Without getting into a whole bunch of gobbelty-gook
about the theory and physics of flight, the basic reason why an ultralight
flies is because of the shape of its wing.
(Which a whole bunch of people just love to argue about. As
strange as it may seem, it doesn't appear as if we really fully know for sure
why an airfoil flies, even after all of these years of flight.)
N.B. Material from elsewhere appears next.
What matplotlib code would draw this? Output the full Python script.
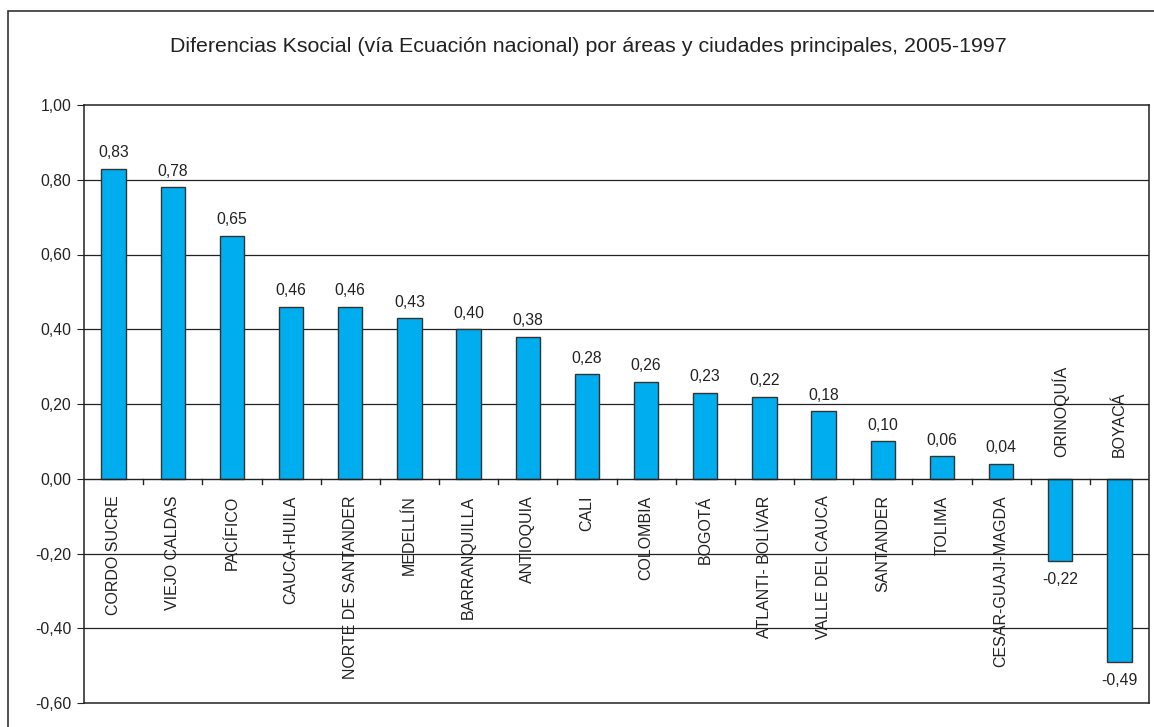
import matplotlib.pyplot as plt
from matplotlib.patches import Rectangle

plt.rcParams['font.family'] = ['Liberation Sans', 'DejaVu Sans']

regions = ['CORDO SUCRE', 'VIEJO CALDAS', 'PACÍFICO', 'CAUCA-HUILA',
           'NORTE DE SANTANDER', 'MEDELLÍN', 'BARRANQUILLA', 'ANTIOQUIA',
           'CALI', 'COLOMBIA', 'BOGOTÁ', 'ATLANTI- BOLÍVAR', 'VALLE DEL CAUCA',
           'SANTANDER', 'TOLIMA', 'CESAR-GUAJI-MAGDA', 'ORINOQUÍA', 'BOYACÁ']
diffs = [0.83, 0.78, 0.65, 0.46, 0.46, 0.43, 0.40, 0.38, 0.28, 0.26,
         0.23, 0.22, 0.18, 0.10, 0.06, 0.04, -0.22, -0.49]
yticks = [-0.6, -0.4, -0.2, 0.0, 0.2, 0.4, 0.6, 0.8, 1.0]

fig = plt.figure(figsize=(11.54, 7.27), dpi=100)
ax = fig.add_axes([84 / 1154, 1 - 703 / 727, (1149 - 84) / 1154, (703 - 105) / 727])

# outer chart frame (right and bottom edges fall outside the image)
fig.patches.append(Rectangle((8 / 1154, -0.05), 1.1, 1 - 11 / 727 + 0.05,
                             transform=fig.transFigure, fill=False,
                             edgecolor='#333333', linewidth=1.2))

x = range(len(regions))
ax.bar(x, diffs, width=0.41, color='#00AEEF', edgecolor='#333333',
       linewidth=1, zorder=3)

ax.set_xlim(-0.5, len(regions) - 0.5)
ax.set_ylim(-0.6, 1.0)
ax.set_yticks(yticks)
ax.set_yticklabels([f'{v:.2f}'.replace('.', ',') for v in yticks],
                   fontsize=11.3, color='#222222')
for v in yticks[1:-1]:
    if v != 0:
        ax.axhline(v, color='#222222', linewidth=0.9, zorder=1)
ax.axhline(0, color='#222222', linewidth=1.0, zorder=4)

ax.set_xticks([])
for i in range(1, len(regions)):
    ax.plot([i - 0.5, i - 0.5], [0, -0.015], color='#222222', lw=1,
            zorder=4, clip_on=False)

for i, (name, v) in enumerate(zip(regions, diffs)):
    lab = f'{v:.2f}'.replace('.', ',')
    if v >= 0:
        ax.annotate(lab, (i, v), xytext=(0, 6), textcoords='offset points',
                    ha='center', va='bottom', fontsize=11.3, color='#222222')
        ax.annotate(name, (i, 0), xytext=(0, -12), textcoords='offset points',
                    ha='center', va='top', rotation=90, fontsize=11.5,
                    color='#222222')
    else:
        ax.annotate(lab, (i, v), xytext=(0, -8), textcoords='offset points',
                    ha='center', va='top', fontsize=11.3, color='#222222')
        ax.annotate(name, (i, 0), xytext=(0, 16), textcoords='offset points',
                    ha='center', va='bottom', rotation=90, fontsize=11.5,
                    color='#222222')

for s in ax.spines.values():
    s.set_color('#222222')
    s.set_linewidth(1.1)
ax.tick_params(axis='y', length=5, color='#222222', pad=4)

fig.text(0.5 + 11 / 1154, 1 - 47 / 727,
         'Diferencias Ksocial (vía Ecuación nacional) por áreas y ciudades principales, 2005-1997',
         ha='center', va='center', fontsize=15.4, color='#222222')

fig.savefig('out.png', dpi=100)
Air molecules rushing over the curved, smooth surface on the top of the wing
create an area of low pressure above the wing. (As compared to the
relative high pressure under the wing.) This is because air which speeds
up will create an area of low pressure. The shape of the top of the wing
causes the molecules to speed up. (A similar thing happens in a carburetor;
the air that is being forced into it is sped up, which creates a low pressure
area, which sucks fuel into the air stream.) Because of this, the
aircraft is more or less "sucked" upwards. There are
those who say that the air is actually being pushed downward (by the
bottom of the wing),
or a combination of a multitude of factors, but whatever the
actual reason the wing flies, the smooth flow of air over the
top surface of the wing is an essential part of flight. This
is also the reason why frost or icing will cause an ultralight
to stop flying. The air can't flow smoothly over the top of
the wing (the ice or frost is rough), so the low pressure system
doesn't develop to the extent that it needs to, and the wing can't
generate enough lift to overcome the weight of the aircraft. The reason the
ultralight flies of course, is because it happens to be attached
to the rising wing. (Note: If you think you've got a better or more
accurate explanation of why a wing flies, I'd be interested in
Ok, now that we know we need a smooth airflow over the wing, what
is a stall? Basically, it is an interruption of that smooth airflow.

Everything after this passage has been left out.